= Problem requirements =
All the data below goes into the copy word for word, but the pictures don't.

— begin Supplied data —

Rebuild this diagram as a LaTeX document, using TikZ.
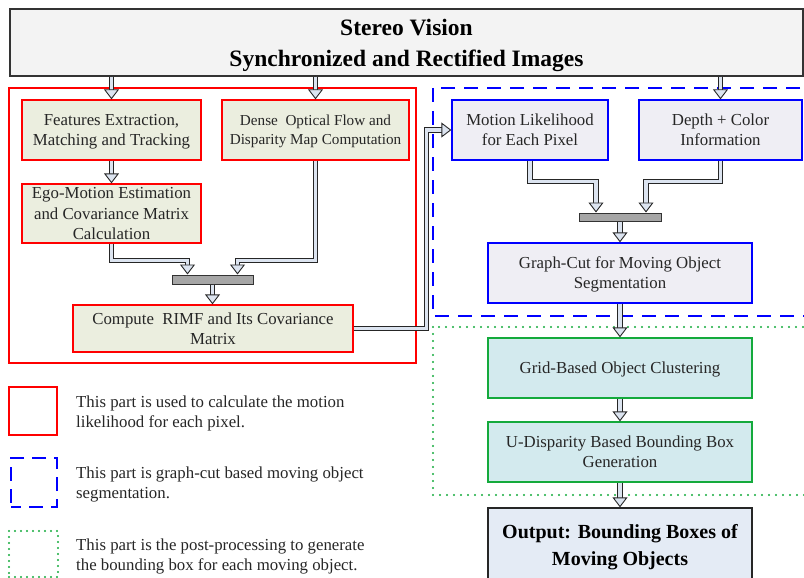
\documentclass[tikz,border=0pt]{standalone}
\usepackage{fontspec}
\setmainfont{Liberation Serif}
\usetikzlibrary{arrows.meta}
\definecolor{olivebox}{RGB}{235,238,223}
\definecolor{lilabox}{RGB}{239,238,244}
\definecolor{cyanbox}{RGB}{211,234,238}
\definecolor{outbox}{RGB}{228,235,245}
\definecolor{topbox}{RGB}{243,243,243}
\definecolor{flecha}{RGB}{220,228,240}
\definecolor{verde}{RGB}{20,170,60}
\definecolor{barra}{RGB}{166,166,166}

\begin{document}
\begin{tikzpicture}[x = 1pt, y = -1pt,
		box/.style = {draw, line width = 1.3pt, align = center, inner sep = 0pt, text depth = 0pt, text = black!85, font = \fontsize{16.8}{20}\selectfont},
		redbox/.style = {box, draw = red, fill = olivebox},
		bluebox/.style = {box, draw = blue, fill = lilabox},
		greenbox/.style = {box, draw = verde, fill = cyanbox},
		bar/.style = {draw = black!80, line width = 1pt, fill = barra, minimum width = 81pt, minimum height = 9pt, inner sep = 0pt},
		flow/.style = {draw = black!85, line width = 0.9pt, double = flecha, double distance = 3.4pt, -{Triangle[open, fill = flecha, length = 10pt, width = 15pt, line width = 0.9pt]}},
		legtext/.style = {anchor = west, align = left, inner sep = 0pt, text = black!85, font = \fontsize{16.8}{20}\selectfont}]
	\useasboundingbox (0,0) rectangle (804,578);
	\draw[red, line width = 1.6pt] (9,88) rectangle (416,363);
	\draw[blue, line width = 2pt, dash pattern = on 14pt off 9pt] (433,88) rectangle (814,316);
	\draw[verde, line width = 2.2pt, dash pattern = on 0pt off 7pt, line cap = round] (433,327) rectangle (814,495);
	\node[box, draw = black!80, fill = topbox, minimum width = 793pt, minimum height = 67pt, font = \bfseries\fontsize{23.5}{31}\selectfont, text = black] (input) at (406.5,42.5) {Stereo Vision\\Synchronized and Rectified Images};
	\node[redbox, minimum width = 179pt, minimum height = 60pt] (feat) at (111.5,130) {Features Extraction,\\Matching and Tracking};
	\node[redbox, minimum width = 187pt, minimum height = 60pt, font = \fontsize{15.2}{19}\selectfont] (dense) at (315.5,130) {Dense\ \ Optical Flow and\\Disparity Map Computation};
	\node[redbox, minimum width = 179pt, minimum height = 59pt, font = \fontsize{16.8}{20.5}\selectfont] (ego) at (111.5,213.5) {Ego-Motion Estimation\\and Covariance Matrix\\Calculation};
	\node[bar] (bar1) at (212.5,279.5) {};
	\node[redbox, minimum width = 280pt, minimum height = 47pt] (rimf) at (213,328.5) {Compute\ \ RIMF and Its Covariance\\Matrix};
	\node[bluebox, minimum width = 156pt, minimum height = 60pt] (motion) at (530,130) {Motion Likelihood\\for Each Pixel};
	\node[bluebox, minimum width = 163pt, minimum height = 60pt] (depth) at (720.5,130) {Depth + Color\\Information};
	\node[bar, minimum width = 82pt, minimum height = 8pt] (bar2) at (620,217) {};
	\node[bluebox, minimum width = 264pt, minimum height = 60pt] (gcut) at (620,273) {Graph-Cut for Moving Object\\Segmentation};
	\node[greenbox, minimum width = 264pt, minimum height = 60pt] (grid) at (620,368) {Grid-Based Object Clustering};
	\node[greenbox, minimum width = 264pt, minimum height = 60pt] (udisp) at (620,452) {U-Disparity Based Bounding Box\\Generation};
	\node[box, draw = black!85, fill = outbox, minimum width = 264pt, minimum height = 74pt, font = \bfseries\fontsize{20}{27}\selectfont, text = black] (output) at (620,545) {Output: Bounding Boxes of\\Moving Objects};
	\draw[flow] (input.south -| feat.north) -- (feat.north);
	\draw[flow] (input.south -| dense.north) -- (dense.north);
	\draw[flow] (input.south -| depth.north) -- (depth.north);
	\draw[flow] (feat.south) -- (ego.north);
	\draw[flow] (ego.south) -- ++(0,17) -| ([xshift = -25pt]bar1.north);
	\draw[flow] (dense.south) -- ++(0,100) -| ([xshift = 25pt]bar1.north);
	\draw[flow] (bar1.south) -- (bar1.south |- rimf.north);
	\draw[flow] (rimf.east) -| ([xshift = -25pt]motion.west) -- (motion.west);
	\draw[flow] (motion.south) -- ++(0,21) -| ([xshift = -24pt]bar2.north);
	\draw[flow] (depth.south) -- ++(0,21) -| ([xshift = 26pt]bar2.north);
	\draw[flow] (bar2.south) -- (gcut.north);
	\draw[flow] (gcut.south) -- (grid.north);
	\draw[flow] (grid.south) -- (udisp.north);
	\draw[flow] (udisp.south) -- (output.north);
	\node[draw = red, line width = 1.6pt, minimum width = 48pt, minimum height = 48pt, inner sep = 0pt] (keyred) at (33,411) {};
	\node[legtext] (legred) at (76,413) {This part is used to calculate the motion\\likelihood for each pixel.};
	\node[draw = blue, line width = 1.6pt, dash pattern = on 14pt off 8pt, dash phase = 4pt, minimum width = 46pt, minimum height = 49pt, inner sep = 0pt] (keyblue) at (34,482.5) {};
	\node[legtext] (legblue) at (76,484) {This part is graph-cut based moving object\\segmentation.};
	\node[draw = verde, line width = 2.2pt, dash pattern = on 0pt off 6pt, line cap = round, minimum width = 49pt, minimum height = 46pt, inner sep = 0pt] (keygreen) at (33.5,554) {};
	\node[legtext] (leggreen) at (76,556) {This part is the post-processing to generate\\the bounding box for each moving object.};
\end{tikzpicture}
\end{document}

— end Supplied data —

= Answer below =
Rebuild this diagram as a LaTeX document, using TikZ.
\documentclass[tikz,border=0pt]{standalone}
\usepackage{fontspec}
\setmainfont{Liberation Serif}
\usetikzlibrary{arrows.meta}
\definecolor{olivebox}{RGB}{235,238,223}
\definecolor{lilabox}{RGB}{239,238,244}
\definecolor{cyanbox}{RGB}{211,234,238}
\definecolor{outbox}{RGB}{228,235,245}
\definecolor{topbox}{RGB}{243,243,243}
\definecolor{flecha}{RGB}{220,228,240}
\definecolor{verde}{RGB}{20,170,60}
\definecolor{barra}{RGB}{166,166,166}

\begin{document}
\begin{tikzpicture}[x = 1pt, y = -1pt,
		box/.style = {draw, line width = 1.3pt, align = center, inner sep = 0pt, text depth = 0pt, text = black!85, font = \fontsize{16.8}{20}\selectfont},
		redbox/.style = {box, draw = red, fill = olivebox},
		bluebox/.style = {box, draw = blue, fill = lilabox},
		greenbox/.style = {box, draw = verde, fill = cyanbox},
		bar/.style = {draw = black!80, line width = 1pt, fill = barra, minimum width = 81pt, minimum height = 9pt, inner sep = 0pt},
		flow/.style = {draw = black!85, line width = 0.9pt, double = flecha, double distance = 3.4pt, -{Triangle[open, fill = flecha, length = 10pt, width = 15pt, line width = 0.9pt]}},
		legtext/.style = {anchor = west, align = left, inner sep = 0pt, text = black!85, font = \fontsize{16.8}{20}\selectfont}]
	\useasboundingbox (0,0) rectangle (804,578);
	\draw[red, line width = 1.6pt] (9,88) rectangle (416,363);
	\draw[blue, line width = 2pt, dash pattern = on 14pt off 9pt] (433,88) rectangle (814,316);
	\draw[verde, line width = 2.2pt, dash pattern = on 0pt off 7pt, line cap = round] (433,327) rectangle (814,495);
	\node[box, draw = black!80, fill = topbox, minimum width = 793pt, minimum height = 67pt, font = \bfseries\fontsize{23.5}{31}\selectfont, text = black] (input) at (406.5,42.5) {Stereo Vision\\Synchronized and Rectified Images};
	\node[redbox, minimum width = 179pt, minimum height = 60pt] (feat) at (111.5,130) {Features Extraction,\\Matching and Tracking};
	\node[redbox, minimum width = 187pt, minimum height = 60pt, font = \fontsize{15.2}{19}\selectfont] (dense) at (315.5,130) {Dense\ \ Optical Flow and\\Disparity Map Computation};
	\node[redbox, minimum width = 179pt, minimum height = 59pt, font = \fontsize{16.8}{20.5}\selectfont] (ego) at (111.5,213.5) {Ego-Motion Estimation\\and Covariance Matrix\\Calculation};
	\node[bar] (bar1) at (212.5,279.5) {};
	\node[redbox, minimum width = 280pt, minimum height = 47pt] (rimf) at (213,328.5) {Compute\ \ RIMF and Its Covariance\\Matrix};
	\node[bluebox, minimum width = 156pt, minimum height = 60pt] (motion) at (530,130) {Motion Likelihood\\for Each Pixel};
	\node[bluebox, minimum width = 163pt, minimum height = 60pt] (depth) at (720.5,130) {Depth + Color\\Information};
	\node[bar, minimum width = 82pt, minimum height = 8pt] (bar2) at (620,217) {};
	\node[bluebox, minimum width = 264pt, minimum height = 60pt] (gcut) at (620,273) {Graph-Cut for Moving Object\\Segmentation};
	\node[greenbox, minimum width = 264pt, minimum height = 60pt] (grid) at (620,368) {Grid-Based Object Clustering};
	\node[greenbox, minimum width = 264pt, minimum height = 60pt] (udisp) at (620,452) {U-Disparity Based Bounding Box\\Generation};
	\node[box, draw = black!85, fill = outbox, minimum width = 264pt, minimum height = 74pt, font = \bfseries\fontsize{20}{27}\selectfont, text = black] (output) at (620,545) {Output: Bounding Boxes of\\Moving Objects};
	\draw[flow] (input.south -| feat.north) -- (feat.north);
	\draw[flow] (input.south -| dense.north) -- (dense.north);
	\draw[flow] (input.south -| depth.north) -- (depth.north);
	\draw[flow] (feat.south) -- (ego.north);
	\draw[flow] (ego.south) -- ++(0,17) -| ([xshift = -25pt]bar1.north);
	\draw[flow] (dense.south) -- ++(0,100) -| ([xshift = 25pt]bar1.north);
	\draw[flow] (bar1.south) -- (bar1.south |- rimf.north);
	\draw[flow] (rimf.east) -| ([xshift = -25pt]motion.west) -- (motion.west);
	\draw[flow] (motion.south) -- ++(0,21) -| ([xshift = -24pt]bar2.north);
	\draw[flow] (depth.south) -- ++(0,21) -| ([xshift = 26pt]bar2.north);
	\draw[flow] (bar2.south) -- (gcut.north);
	\draw[flow] (gcut.south) -- (grid.north);
	\draw[flow] (grid.south) -- (udisp.north);
	\draw[flow] (udisp.south) -- (output.north);
	\node[draw = red, line width = 1.6pt, minimum width = 48pt, minimum height = 48pt, inner sep = 0pt] (keyred) at (33,411) {};
	\node[legtext] (legred) at (76,413) {This part is used to calculate the motion\\likelihood for each pixel.};
	\node[draw = blue, line width = 1.6pt, dash pattern = on 14pt off 8pt, dash phase = 4pt, minimum width = 46pt, minimum height = 49pt, inner sep = 0pt] (keyblue) at (34,482.5) {};
	\node[legtext] (legblue) at (76,484) {This part is graph-cut based moving object\\segmentation.};
	\node[draw = verde, line width = 2.2pt, dash pattern = on 0pt off 6pt, line cap = round, minimum width = 49pt, minimum height = 46pt, inner sep = 0pt] (keygreen) at (33.5,554) {};
	\node[legtext] (leggreen) at (76,556) {This part is the post-processing to generate\\the bounding box for each moving object.};
\end{tikzpicture}
\end{document}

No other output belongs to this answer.